Reminiszenz an die Münchner Premiere
Ein frühes Reenactment. Das ist heute, knapp hundert Jahre später, ein neues Modewort der deutschen Bühnenbranche. Und Christopher Rüpings Münchner Kammerspiele-Aufführung zitiert mit den offen hereingetragenen schwarzweißen Spanholzkulissen, die märchenhaft expressionistisch eine großstädtische Häuserlandschaft unter einem roten Pappmond skizzieren, ebenso wie mit den Transparenten im Zuschauerraum die insoweit überlieferte Szenerie der Münchner Premiere von 1922. Jetzt, am Ort der damaligen Berliner Zweitaufführung, ist das im DT eine doppelte Zeitreise. Wobei die sechs vorzüglichen Darsteller des klug gekürzten, mit ein paar heutigen Sottisen angereicherten Originaltexts auch immer wieder Gesten zitieren, als liefe ein Stummfilm von einst nunmehr mit Ton ab.
Das sieht auch ein wenig nach Persiflage aus, aber schon Brecht hantiert ja mit einer Karikatur des Kleinbürgerdramas: Mittelständischer Fabrikant (Hannes Hellmann) und besorgte Mutter wollen Anna, ihre einzige Tochter, mit dem Jungkaufmann Murk (ohne „s“) vermählen, doch Anna hängt in Gedanken noch allzu sehr an ihrem Exgeliebten Andreas Kragler, welcher freilich seit vier Jahren im Weltkrieg verschollen ist. Am Verlobungsabend, als viel Schnaps fließt und nebenan die Berliner Spartakisten straßenkämpfen und ins (hier noch mythisch besetzte) „Zeitungsviertel“ ziehen, kehrt Kragler plötzlich heim. Ein Zombie, Nils Kahnwald gibt den angeblichen Afrika-Kämpfer sand- und erdverkrustet, doch alsbald vom lebenden Toten wieder zum Leben und Lieben erweckt. Was vor allem der kirschwassergetränkten Mutter so überhaupt nicht gefällt. Die wie immer fulminante Wiebke Puls macht daraus eine Mischung aus Rocknummer und Rap im hochgeschlossenen postwilhelminischen Gouvernantenlook. Nett.
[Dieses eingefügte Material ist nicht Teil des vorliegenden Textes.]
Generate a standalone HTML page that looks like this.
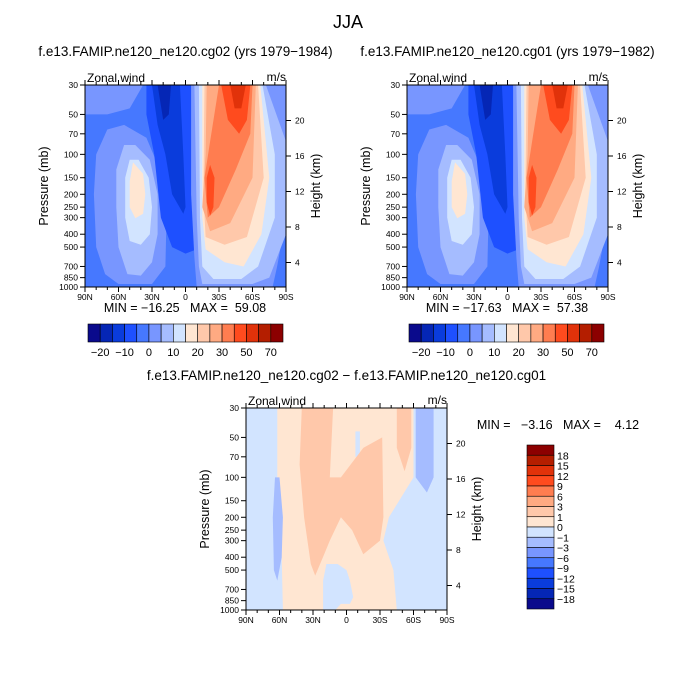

Karikatur eines Kleinbürgerdramas
Doch allein das Nette reicht eben nicht. Obwohl vom alerten Murk (Christian Löber) schwanger, kann Anna (Wiebke Möllenhauer) vom Kragler nicht lassen. Der rebelliert zwar ein wenig, nennt das Theater auch nur „Theater“ – und wählt, halbganz der junge Brecht, zum Schluss die Liebe statt der Revolution. Das war’s.
Hierzu wabern Bühnennebel, die Kulissen werden im Motorhäcksler geschreddert, der rote Mond zerbirst, und der singende Akteur Damian Rebgetz stimmt das „House of the Rising Sun“ an. Ein Gag, doch dämmert so nichts. Es bleibt ein anfangs feiner, zunehmend kleiner Abend, bei dem das Theater, auch ein Zombie, einmal mehr nur um sich selbst kreist. Und: Sechs Personen suchen einen Sinn.